Material provided:
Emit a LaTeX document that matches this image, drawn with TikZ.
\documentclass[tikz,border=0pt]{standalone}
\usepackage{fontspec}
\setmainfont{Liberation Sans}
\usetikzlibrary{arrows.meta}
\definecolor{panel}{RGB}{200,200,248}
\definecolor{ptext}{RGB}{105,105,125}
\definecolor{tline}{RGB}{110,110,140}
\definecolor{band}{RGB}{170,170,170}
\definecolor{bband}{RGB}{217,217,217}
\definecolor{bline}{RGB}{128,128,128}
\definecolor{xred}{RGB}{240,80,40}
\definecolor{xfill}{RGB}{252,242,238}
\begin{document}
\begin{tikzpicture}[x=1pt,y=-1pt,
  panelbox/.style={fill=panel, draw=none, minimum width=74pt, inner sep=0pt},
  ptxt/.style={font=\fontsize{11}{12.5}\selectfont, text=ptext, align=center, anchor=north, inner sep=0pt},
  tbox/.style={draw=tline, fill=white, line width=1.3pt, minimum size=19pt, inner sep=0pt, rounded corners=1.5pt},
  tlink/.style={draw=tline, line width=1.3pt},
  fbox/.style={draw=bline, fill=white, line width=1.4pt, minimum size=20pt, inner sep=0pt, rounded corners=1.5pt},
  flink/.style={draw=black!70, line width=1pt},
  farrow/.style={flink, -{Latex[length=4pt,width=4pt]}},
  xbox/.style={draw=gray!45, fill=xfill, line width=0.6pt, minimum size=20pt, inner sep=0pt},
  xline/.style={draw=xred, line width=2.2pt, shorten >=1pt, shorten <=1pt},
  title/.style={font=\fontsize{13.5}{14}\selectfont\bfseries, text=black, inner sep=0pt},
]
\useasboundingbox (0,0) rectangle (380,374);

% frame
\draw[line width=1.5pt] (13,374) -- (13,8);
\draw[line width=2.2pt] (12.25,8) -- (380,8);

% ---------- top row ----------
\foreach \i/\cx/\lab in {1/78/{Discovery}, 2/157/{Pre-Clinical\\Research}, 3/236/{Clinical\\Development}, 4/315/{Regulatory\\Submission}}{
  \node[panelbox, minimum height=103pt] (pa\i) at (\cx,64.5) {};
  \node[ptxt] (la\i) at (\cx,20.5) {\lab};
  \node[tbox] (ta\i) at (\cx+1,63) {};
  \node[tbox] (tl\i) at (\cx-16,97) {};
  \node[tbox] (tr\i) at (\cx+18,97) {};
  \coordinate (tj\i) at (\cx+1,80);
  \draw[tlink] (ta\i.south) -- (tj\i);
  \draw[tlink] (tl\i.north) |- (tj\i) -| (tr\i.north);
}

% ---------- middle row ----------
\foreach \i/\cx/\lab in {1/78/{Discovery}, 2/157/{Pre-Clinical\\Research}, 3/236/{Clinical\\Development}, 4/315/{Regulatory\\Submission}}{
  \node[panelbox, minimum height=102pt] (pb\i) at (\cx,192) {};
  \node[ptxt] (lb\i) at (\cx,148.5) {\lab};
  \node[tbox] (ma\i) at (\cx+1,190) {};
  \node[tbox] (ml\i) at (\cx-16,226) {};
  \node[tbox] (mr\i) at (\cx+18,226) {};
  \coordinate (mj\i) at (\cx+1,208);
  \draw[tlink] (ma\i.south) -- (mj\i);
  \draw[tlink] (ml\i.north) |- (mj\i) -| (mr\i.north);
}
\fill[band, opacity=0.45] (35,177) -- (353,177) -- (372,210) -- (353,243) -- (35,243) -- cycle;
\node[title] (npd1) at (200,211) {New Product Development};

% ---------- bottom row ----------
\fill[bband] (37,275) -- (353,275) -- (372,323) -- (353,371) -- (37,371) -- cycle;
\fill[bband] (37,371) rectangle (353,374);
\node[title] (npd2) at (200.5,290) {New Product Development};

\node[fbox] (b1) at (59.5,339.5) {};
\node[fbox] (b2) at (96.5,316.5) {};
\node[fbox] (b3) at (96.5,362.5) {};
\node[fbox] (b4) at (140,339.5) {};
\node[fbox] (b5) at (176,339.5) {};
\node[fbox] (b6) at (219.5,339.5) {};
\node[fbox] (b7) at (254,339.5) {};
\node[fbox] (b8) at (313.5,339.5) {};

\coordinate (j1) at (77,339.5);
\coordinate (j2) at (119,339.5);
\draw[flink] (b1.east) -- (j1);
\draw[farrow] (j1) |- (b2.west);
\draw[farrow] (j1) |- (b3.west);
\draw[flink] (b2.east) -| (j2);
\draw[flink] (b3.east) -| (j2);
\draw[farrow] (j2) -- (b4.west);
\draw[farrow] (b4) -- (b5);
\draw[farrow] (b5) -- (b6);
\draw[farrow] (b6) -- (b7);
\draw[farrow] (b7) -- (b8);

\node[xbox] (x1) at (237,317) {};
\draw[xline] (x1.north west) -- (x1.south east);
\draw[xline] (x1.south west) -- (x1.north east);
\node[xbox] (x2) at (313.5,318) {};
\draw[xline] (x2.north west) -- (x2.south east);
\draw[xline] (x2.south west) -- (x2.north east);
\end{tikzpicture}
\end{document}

What you will do: Every line of the data above should be reproduced word for word.

Written reply:
Emit a LaTeX document that matches this image, drawn with TikZ.
\documentclass[tikz,border=0pt]{standalone}
\usepackage{fontspec}
\setmainfont{Liberation Sans}
\usetikzlibrary{arrows.meta}
\definecolor{panel}{RGB}{200,200,248}
\definecolor{ptext}{RGB}{105,105,125}
\definecolor{tline}{RGB}{110,110,140}
\definecolor{band}{RGB}{170,170,170}
\definecolor{bband}{RGB}{217,217,217}
\definecolor{bline}{RGB}{128,128,128}
\definecolor{xred}{RGB}{240,80,40}
\definecolor{xfill}{RGB}{252,242,238}
\begin{document}
\begin{tikzpicture}[x=1pt,y=-1pt,
  panelbox/.style={fill=panel, draw=none, minimum width=74pt, inner sep=0pt},
  ptxt/.style={font=\fontsize{11}{12.5}\selectfont, text=ptext, align=center, anchor=north, inner sep=0pt},
  tbox/.style={draw=tline, fill=white, line width=1.3pt, minimum size=19pt, inner sep=0pt, rounded corners=1.5pt},
  tlink/.style={draw=tline, line width=1.3pt},
  fbox/.style={draw=bline, fill=white, line width=1.4pt, minimum size=20pt, inner sep=0pt, rounded corners=1.5pt},
  flink/.style={draw=black!70, line width=1pt},
  farrow/.style={flink, -{Latex[length=4pt,width=4pt]}},
  xbox/.style={draw=gray!45, fill=xfill, line width=0.6pt, minimum size=20pt, inner sep=0pt},
  xline/.style={draw=xred, line width=2.2pt, shorten >=1pt, shorten <=1pt},
  title/.style={font=\fontsize{13.5}{14}\selectfont\bfseries, text=black, inner sep=0pt},
]
\useasboundingbox (0,0) rectangle (380,374);

% frame
\draw[line width=1.5pt] (13,374) -- (13,8);
\draw[line width=2.2pt] (12.25,8) -- (380,8);

% ---------- top row ----------
\foreach \i/\cx/\lab in {1/78/{Discovery}, 2/157/{Pre-Clinical\\Research}, 3/236/{Clinical\\Development}, 4/315/{Regulatory\\Submission}}{
  \node[panelbox, minimum height=103pt] (pa\i) at (\cx,64.5) {};
  \node[ptxt] (la\i) at (\cx,20.5) {\lab};
  \node[tbox] (ta\i) at (\cx+1,63) {};
  \node[tbox] (tl\i) at (\cx-16,97) {};
  \node[tbox] (tr\i) at (\cx+18,97) {};
  \coordinate (tj\i) at (\cx+1,80);
  \draw[tlink] (ta\i.south) -- (tj\i);
  \draw[tlink] (tl\i.north) |- (tj\i) -| (tr\i.north);
}

% ---------- middle row ----------
\foreach \i/\cx/\lab in {1/78/{Discovery}, 2/157/{Pre-Clinical\\Research}, 3/236/{Clinical\\Development}, 4/315/{Regulatory\\Submission}}{
  \node[panelbox, minimum height=102pt] (pb\i) at (\cx,192) {};
  \node[ptxt] (lb\i) at (\cx,148.5) {\lab};
  \node[tbox] (ma\i) at (\cx+1,190) {};
  \node[tbox] (ml\i) at (\cx-16,226) {};
  \node[tbox] (mr\i) at (\cx+18,226) {};
  \coordinate (mj\i) at (\cx+1,208);
  \draw[tlink] (ma\i.south) -- (mj\i);
  \draw[tlink] (ml\i.north) |- (mj\i) -| (mr\i.north);
}
\fill[band, opacity=0.45] (35,177) -- (353,177) -- (372,210) -- (353,243) -- (35,243) -- cycle;
\node[title] (npd1) at (200,211) {New Product Development};

% ---------- bottom row ----------
\fill[bband] (37,275) -- (353,275) -- (372,323) -- (353,371) -- (37,371) -- cycle;
\fill[bband] (37,371) rectangle (353,374);
\node[title] (npd2) at (200.5,290) {New Product Development};

\node[fbox] (b1) at (59.5,339.5) {};
\node[fbox] (b2) at (96.5,316.5) {};
\node[fbox] (b3) at (96.5,362.5) {};
\node[fbox] (b4) at (140,339.5) {};
\node[fbox] (b5) at (176,339.5) {};
\node[fbox] (b6) at (219.5,339.5) {};
\node[fbox] (b7) at (254,339.5) {};
\node[fbox] (b8) at (313.5,339.5) {};

\coordinate (j1) at (77,339.5);
\coordinate (j2) at (119,339.5);
\draw[flink] (b1.east) -- (j1);
\draw[farrow] (j1) |- (b2.west);
\draw[farrow] (j1) |- (b3.west);
\draw[flink] (b2.east) -| (j2);
\draw[flink] (b3.east) -| (j2);
\draw[farrow] (j2) -- (b4.west);
\draw[farrow] (b4) -- (b5);
\draw[farrow] (b5) -- (b6);
\draw[farrow] (b6) -- (b7);
\draw[farrow] (b7) -- (b8);

\node[xbox] (x1) at (237,317) {};
\draw[xline] (x1.north west) -- (x1.south east);
\draw[xline] (x1.south west) -- (x1.north east);
\node[xbox] (x2) at (313.5,318) {};
\draw[xline] (x2.north west) -- (x2.south east);
\draw[xline] (x2.south west) -- (x2.north east);
\end{tikzpicture}
\end{document}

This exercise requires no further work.